### STATED EXERCISE
Transcribe every line exactly. Leave the pictures behind.

------------------------------------------------------------------------

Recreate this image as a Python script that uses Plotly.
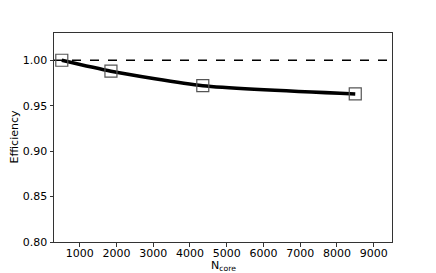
import plotly.graph_objects as go

# strong scaling data
n_core = [512, 1850, 4350, 8500]
efficiency = [1.000, 0.988, 0.972, 0.963]
ideal_x = [300, 9500]
ideal_y = [1.0, 1.0]

fig = go.Figure()

fig.add_trace(go.Scatter(
    x=ideal_x, y=ideal_y, mode="lines",
    line=dict(color="black", width=1.5, dash="dash"),
    showlegend=False
))
fig.add_trace(go.Scatter(
    x=n_core, y=efficiency, mode="lines",
    line=dict(color="black", width=3.5, shape="spline", smoothing=0.6),
    showlegend=False
))
fig.add_trace(go.Scatter(
    x=n_core, y=efficiency, mode="markers",
    marker=dict(symbol="square-open", size=12, color="#555555", line=dict(width=1.2)),
    showlegend=False
))

axis_style = dict(
    showline=True, linecolor="#333333", linewidth=1, mirror=True,
    ticks="outside", ticklen=3.5, tickwidth=1, tickcolor="#333333",
    showgrid=False, zeroline=False, automargin=False,
    tickfont=dict(family="DejaVu Sans", size=11, color="black"),
)

fig.update_xaxes(range=[300, 9500], tickvals=[1000, 2000, 3000, 4000, 5000, 6000, 7000, 8000, 9000],
                 ticklabelstandoff=-3, **axis_style)
fig.update_yaxes(range=[0.8, 1.03], tickvals=[0.80, 0.85, 0.90, 0.95, 1.00], tickformat=".2f",
                 **axis_style)

# axis titles as annotations so they sit where the reference has them
title_font = dict(family="DejaVu Sans", size=11, color="black")
fig.add_annotation(text="N<sub>core</sub>", xref="paper", yref="paper", x=0.5, y=0,
                   xanchor="center", yanchor="middle", yshift=-24, showarrow=False, font=title_font)
fig.add_annotation(text="Efficiency", xref="paper", yref="paper", x=0, y=0.5,
                   xanchor="center", yanchor="middle", xshift=-40, textangle=-90,
                   showarrow=False, font=title_font)

# page body has an 8px margin, so the figure starts at (8, 8)
fig.update_layout(
    width=428, height=265,
    margin=dict(l=46, r=44, t=25, b=31),
    plot_bgcolor="white", paper_bgcolor="white",
)

fig.write_html("out.html")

------------------------------------------------------------------------

### RESPONSE BELOW
Recreate this image as a Python script that uses Plotly.
import plotly.graph_objects as go

# strong scaling data
n_core = [512, 1850, 4350, 8500]
efficiency = [1.000, 0.988, 0.972, 0.963]
ideal_x = [300, 9500]
ideal_y = [1.0, 1.0]

fig = go.Figure()

fig.add_trace(go.Scatter(
    x=ideal_x, y=ideal_y, mode="lines",
    line=dict(color="black", width=1.5, dash="dash"),
    showlegend=False
))
fig.add_trace(go.Scatter(
    x=n_core, y=efficiency, mode="lines",
    line=dict(color="black", width=3.5, shape="spline", smoothing=0.6),
    showlegend=False
))
fig.add_trace(go.Scatter(
    x=n_core, y=efficiency, mode="markers",
    marker=dict(symbol="square-open", size=12, color="#555555", line=dict(width=1.2)),
    showlegend=False
))

axis_style = dict(
    showline=True, linecolor="#333333", linewidth=1, mirror=True,
    ticks="outside", ticklen=3.5, tickwidth=1, tickcolor="#333333",
    showgrid=False, zeroline=False, automargin=False,
    tickfont=dict(family="DejaVu Sans", size=11, color="black"),
)

fig.update_xaxes(range=[300, 9500], tickvals=[1000, 2000, 3000, 4000, 5000, 6000, 7000, 8000, 9000],
                 ticklabelstandoff=-3, **axis_style)
fig.update_yaxes(range=[0.8, 1.03], tickvals=[0.80, 0.85, 0.90, 0.95, 1.00], tickformat=".2f",
                 **axis_style)

# axis titles as annotations so they sit where the reference has them
title_font = dict(family="DejaVu Sans", size=11, color="black")
fig.add_annotation(text="N<sub>core</sub>", xref="paper", yref="paper", x=0.5, y=0,
                   xanchor="center", yanchor="middle", yshift=-24, showarrow=False, font=title_font)
fig.add_annotation(text="Efficiency", xref="paper", yref="paper", x=0, y=0.5,
                   xanchor="center", yanchor="middle", xshift=-40, textangle=-90,
                   showarrow=False, font=title_font)

# page body has an 8px margin, so the figure starts at (8, 8)
fig.update_layout(
    width=428, height=265,
    margin=dict(l=46, r=44, t=25, b=31),
    plot_bgcolor="white", paper_bgcolor="white",
)

fig.write_html("out.html")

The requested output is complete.